Lettre ouverte d’un ancien officier supérieur de l’armée nationale au président de la république pour la réduction des émoluments et privilèges du chef d’Etat.

Par Béchir Turki*


 

Monsieur le président, vous le savez mieux que quiconque, notre beau pays est malade. Vos électeurs attendent que vous vous portiez à son chevet. Muselée et saignée à blanc durant cinq décennies, la Tunisie, nous l’espérons, retrouvera sa santé et sera remise sur la voix d’un nouvel essor.

Permettriez-vous, monsieur le président, de vous présenter humblement deux requêtes: le première est relative au responsable de nos malheurs, la deuxième concerne le maître-tailleur, préparateur de lois sur mesure destinées à permettre au ci-devant prince de commettre dans l’impunité toutes sortes de turpitudes. J’ai nommé Zine El Abidine Ben Ali et Foued  Mebazaâ.

Le premier est inculpé depuis plus de dix mois. Notre attente du prononcé de la sentence risque d’être très longue parce qu’il me semble qu’on a oublié l’essentiel: l’inculpé est un militaire qui porte le grade de général de brigade. Il doit, par conséquent, comparaitre devant un tribunal militaire.

Pour avoir déserté son poste et déshonoré ainsi nos armées d’une part, et d’autre part, de s’être abaissé aux pires ignominies, il doit être cassé de son grade, radié des registres des effectifs de réserve et interdit de médailles. Tel est le règlement militaire.

Le deuxième cas est à la fois plus simple et  plus délicat. Fouad  Mebazaâ, promu pour l’éternité président de la Chambre des députés, a convenablement accompli la mission essentielle qui lui avait été confiée: modifier la constitution et bien ficeler les articles qui assureront une immunité à vie au président de la république, d’une part, et veiller, d’autre part, à ce que les lois déterminent ses émoluments et sa retraite soient claires, brillantes et indiscutables.

Or, au lieu d’enterrer ces lois monstrueuses au lendemain du 14 Janvier 2011, Foued  Mebazaâ, hissé président de la république par intérim, en a au contraire grassement profité, et même, il s’est attribué un plus.

Ne se contentant pas du salaire faramineux fixé par la liste civile, l’intéressé, sous prétexte qu’il n’a pas emménagé au Palais présidentiel de Carthage, s’est fait servir une indemnité de logement fort copieuse. Cela est intolérable, car il entérine l’adoption des lois scélérates alors qu’il fallait combattre les racines de la corruption. Il serait juste d’inviter Foued  Mebazaâ à se contenter de son indemnité de président de la Chambre des députés et à reverser au trésor public le surplus moralement indument perçu.

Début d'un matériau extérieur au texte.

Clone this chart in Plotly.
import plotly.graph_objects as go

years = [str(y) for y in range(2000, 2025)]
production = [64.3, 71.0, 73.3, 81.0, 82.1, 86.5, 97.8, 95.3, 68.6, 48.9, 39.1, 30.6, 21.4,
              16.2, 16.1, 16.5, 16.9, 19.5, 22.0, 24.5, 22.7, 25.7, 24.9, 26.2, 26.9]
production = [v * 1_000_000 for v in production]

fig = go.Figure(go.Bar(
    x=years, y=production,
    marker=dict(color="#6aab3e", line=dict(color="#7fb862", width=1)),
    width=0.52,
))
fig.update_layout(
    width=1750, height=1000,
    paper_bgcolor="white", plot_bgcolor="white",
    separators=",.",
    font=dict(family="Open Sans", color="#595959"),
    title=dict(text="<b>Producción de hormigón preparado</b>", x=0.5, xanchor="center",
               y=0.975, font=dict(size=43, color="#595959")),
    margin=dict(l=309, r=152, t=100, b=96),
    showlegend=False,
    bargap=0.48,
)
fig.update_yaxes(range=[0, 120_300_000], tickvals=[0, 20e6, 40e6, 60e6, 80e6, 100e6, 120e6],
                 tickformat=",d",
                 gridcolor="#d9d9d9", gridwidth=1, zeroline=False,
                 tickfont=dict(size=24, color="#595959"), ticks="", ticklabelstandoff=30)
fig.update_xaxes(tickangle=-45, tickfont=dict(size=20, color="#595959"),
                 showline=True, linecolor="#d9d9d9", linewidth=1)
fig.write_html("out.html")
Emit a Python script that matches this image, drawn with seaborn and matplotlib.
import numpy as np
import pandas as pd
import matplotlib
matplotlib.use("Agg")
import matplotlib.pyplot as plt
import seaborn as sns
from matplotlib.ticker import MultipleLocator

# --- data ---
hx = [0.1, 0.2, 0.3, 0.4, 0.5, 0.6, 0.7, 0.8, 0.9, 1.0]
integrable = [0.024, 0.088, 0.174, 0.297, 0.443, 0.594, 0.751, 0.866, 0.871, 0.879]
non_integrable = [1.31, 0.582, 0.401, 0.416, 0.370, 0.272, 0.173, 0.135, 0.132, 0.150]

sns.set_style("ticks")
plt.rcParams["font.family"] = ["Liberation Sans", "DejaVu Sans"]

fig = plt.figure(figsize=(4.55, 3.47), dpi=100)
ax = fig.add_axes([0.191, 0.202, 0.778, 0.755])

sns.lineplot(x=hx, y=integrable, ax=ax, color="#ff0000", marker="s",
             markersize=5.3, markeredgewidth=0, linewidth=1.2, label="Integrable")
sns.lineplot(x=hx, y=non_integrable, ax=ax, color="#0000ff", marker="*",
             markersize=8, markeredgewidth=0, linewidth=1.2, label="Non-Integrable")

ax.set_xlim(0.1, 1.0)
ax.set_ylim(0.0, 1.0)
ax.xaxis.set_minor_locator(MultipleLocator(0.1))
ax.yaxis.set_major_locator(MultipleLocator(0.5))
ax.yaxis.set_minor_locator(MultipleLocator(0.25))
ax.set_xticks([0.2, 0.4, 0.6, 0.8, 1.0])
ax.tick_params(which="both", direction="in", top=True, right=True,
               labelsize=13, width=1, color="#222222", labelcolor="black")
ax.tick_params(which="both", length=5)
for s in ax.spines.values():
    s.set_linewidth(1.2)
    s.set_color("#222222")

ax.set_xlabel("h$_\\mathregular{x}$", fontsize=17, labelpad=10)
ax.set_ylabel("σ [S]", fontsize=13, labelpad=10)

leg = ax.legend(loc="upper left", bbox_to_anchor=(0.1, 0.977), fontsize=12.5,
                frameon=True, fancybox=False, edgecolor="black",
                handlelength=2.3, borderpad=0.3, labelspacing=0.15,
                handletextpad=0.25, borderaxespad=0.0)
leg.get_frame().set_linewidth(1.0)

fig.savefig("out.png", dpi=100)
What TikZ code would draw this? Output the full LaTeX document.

De même qu’il serait juste que vous invitiez la Constituante à annuler les lois qui fixaient les salaires insultants et avantages en nature servi à Ben Ali et à instituer des émoluments honnêtes aux ministres, au président de la Chambre des députés, au Premier ministre et au chef de l’Etat.

Le régime de vie de ceux qui nous gouvernent doit être en harmonie et en symbiose avec celui des citoyens et en fonction des possibilités budgétaires de la Tunisie.

A notre époque, l’ère des rois et des empereurs est révolue. Dans une république, tous les privilèges sont abolis. Le président doit renoncer à continuer à occuper des palais et vivre au milieu d’une cour obséquieuse. Si vraiment il fait preuve d’un patriotisme sincère, vivre son époque et assurer le bonheur de notre société, il doit résider chez lui, conduire sa voiture, refuser l’usage de cortège pompeux lors de ses déplacements et une protection par des unités spécialisées. Il doit percevoir un salaire équivalent à celui d’un haut cadre tel un grand magistrat ou un grand professeur. Le budget de la présidence doit être laminé au profit des besoins de notre peuple, pour ne plus faire appel aux aides et prêts étrangers, et ainsi garantir notre indépendance.

Dans l’attente que les présentes requêtes trouvent un écho favorable, suivi de décisions audacieuses et révolutionnaires, veuillez agréer, monsieur le président, mon profond respect.

Ingénieur en détection électromagnétique (radar), breveté de l’Ecole d’Etat Major de Paris. Auteur de ‘‘Ben Ali le ripou’’ et ‘‘Eclairage sur les recoins sombres de l’ère bourguibienne’’.